Last night, however, I did collect a few shiny beer tokens for singing Haydn's Nelson Mass in the Palace of Westminster. I thought of [livejournal.com profile] monochrome_girl amid the Pugin splendour. We entered, though, via Westminster Hall, which is splendour of another sort: stark and solemn (except for the gloriously trippy medieval wooden angels looking down from the eaves). I almost lost the rest of the choir because I stopped to read the plaques in the floor that said things like "In this place Sir Thomas More was condemned to death."

In my search for links on the Houses of Parliament, I was intrigued to read that Big Ben [the low-pitched bell that strikes the hour in the Parliament clock tower, for non-UKites] gets its weirdly out-of-tune sound from the fact that it cracked in 1879. Normally when that happens, the bell goes back to the foundry to be recast, but with Big Ben they just patched it up and drilled a couple of holes to stop the crack from spreading-- which is why its tone, originally a low F, sounds about a quarter-tone down.

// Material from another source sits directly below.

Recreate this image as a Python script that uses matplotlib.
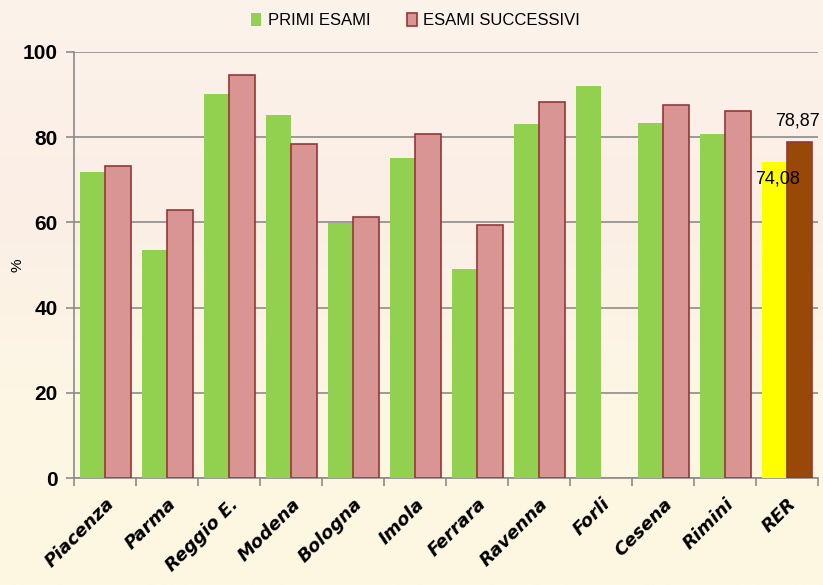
import numpy as np
import matplotlib.pyplot as plt
from matplotlib.colors import LinearSegmentedColormap

# dati
citta = ["Piacenza", "Parma", "Reggio E.", "Modena", "Bologna", "Imola",
         "Ferrara", "Ravenna", "Forli", "Cesena", "Rimini", "RER"]
primi = [71.9, 53.5, 90.2, 85.1, 59.8, 75.2, 49.1, 83.0, 92.0, 83.3, 80.7, 74.08]
successivi = [73.2, 63.0, 94.5, 78.4, 61.2, 80.6, 59.3, 88.3, np.nan, 87.6, 86.1, 78.87]

fig = plt.figure(figsize=(8.23, 5.85), dpi=100)

# sfondo sfumato
bg = fig.add_axes([0, 0, 1, 1], zorder=-10)
cmap = LinearSegmentedColormap.from_list("bg", ["#FCF3EA", "#FBEEE6", "#FDF6E4", "#FEF8E2"])
bg.imshow(np.linspace(0, 1, 256).reshape(-1, 1), aspect="auto", cmap=cmap,
          extent=[0, 1, 0, 1])
bg.axis("off")

ax = fig.add_axes([0.0905, 0.1824, 0.9035, 0.7292])
ax.patch.set_alpha(0)

x = np.arange(len(citta))
w = 0.41
col_p = ["#92D050"] * 11 + ["#FFFF00"]
col_s = ["#D99594"] * 11 + ["#984807"]
edge_s = ["#953735"] * 11 + ["#953735"]

ax.bar(x - w / 2, primi, w, color=col_p, zorder=3, label="PRIMI ESAMI")
ax.bar(x + w / 2, successivi, w, color=col_s, edgecolor=edge_s, linewidth=1.2,
       zorder=3, label="ESAMI SUCCESSIVI")

ax.set_xlim(-0.5, len(citta) - 0.5)
ax.set_ylim(0, 100)
ax.set_yticks(range(0, 101, 20))
ax.yaxis.grid(True, color="#8C8C8C", linewidth=1.2, zorder=0)

for s in ["top", "right"]:
    ax.spines[s].set_visible(False)
for s in ["left", "bottom"]:
    ax.spines[s].set_color("#8C8C8C")
    ax.spines[s].set_linewidth(1.2)

ax.tick_params(axis="y", length=6, color="#8C8C8C", width=1.2, pad=6)
for t in ax.get_yticklabels():
    t.set_fontfamily("Liberation Sans")
    t.set_fontweight("bold")
    t.set_fontsize(15)

ax.set_xticks(x)
ax.set_xticks(np.arange(-0.5, len(citta)), minor=True)
ax.tick_params(axis="x", which="major", length=0, pad=12)
ax.tick_params(axis="x", which="minor", length=6, color="#8C8C8C", width=1.2)
ax.set_xticklabels(citta, rotation=45, ha="right", rotation_mode="anchor",
                   fontsize=13, fontweight="bold", fontstyle="italic",
                   fontfamily="DejaVu Sans")

ax.set_ylabel("%", fontsize=11, fontfamily="Liberation Sans", va="center")
ax.yaxis.set_label_coords(-0.076, 0.5)

# etichette RER
ax.annotate("78,87", (x[-1] + w / 2, successivi[-1]), xytext=(-2, 9),
            textcoords="offset points", ha="center", va="bottom",
            fontsize=13, fontfamily="Liberation Sans")
ax.annotate("74,08", (x[-1] - w / 2, primi[-1]), xytext=(2, -6),
            textcoords="offset points", ha="center", va="top",
            fontsize=13, fontfamily="Liberation Sans")

leg = fig.legend(loc="upper center", bbox_to_anchor=(0.505, 1.004), ncol=2,
                 frameon=False, handlelength=0.6, handleheight=0.9,
                 columnspacing=2.2, handletextpad=0.4,
                 prop={"family": "Liberation Sans", "size": 12})

fig.savefig("out.png", dpi=100)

To my ear, the pitch actually appears to bend slightly downwards as the stroke resonates-- but [livejournal.com profile] justpolina, with her perfect pitch, can probably describe it more accurately.

(I've just had lunch with my soprano friend Rosie, who already knew about the crack in Big Ben. Maybe it's one of those things you have to be British to know.)

The Whitechapel Bell Foundry, where Big Ben was made, also cast the bells of the National Cathedral in Washington DC. I spent my high school years sneaking around the Cathedral's forbidden zones, and I remember vividly the climb to the top of the bell tower: you went up a staircase past first the carillon, then the ringing chamber, then a thick concrete ceiling, and finally the bells themselves in the top part of the tower. The windows there have the kind of shutters which let sound out but no daylight in, so you had to stop for a while to let your eyes get used to the dark before going on up the rickety spiral staircase among the bells. I always felt a certain fear in that chamber full of massive bells, most of them bigger than I was: what if one of them rang? What if they all suddenly started ringing? Would my eardrums explode?

I'm also kind of unnerved by the thought of being inside a clocktower. Clockwork reminds me of mortality, and it also has this kind of inexorability to it: the way it mercilessly chops each second off of Eternity, methodically shortening your life with every tick. Surrounded by clockwork bigger than I am, I might be OK or I might freak the hell out. Maybe I'll have to go and see Big Ben up close sometime, just to see what happens.

Meanwhile, I'm very happy to hear bells in the ordinary way. Reading up on bells made me think of Great Tom, the largest bell in Oxford, which strikes the hour from Christ Church College. (It has a pub named after it, and songs about it, and everything.) "There should really be a list of all the bells in Britain with names," I thought as I struggled to unglue my eyes from the screen. And lo, there is. I love the internet.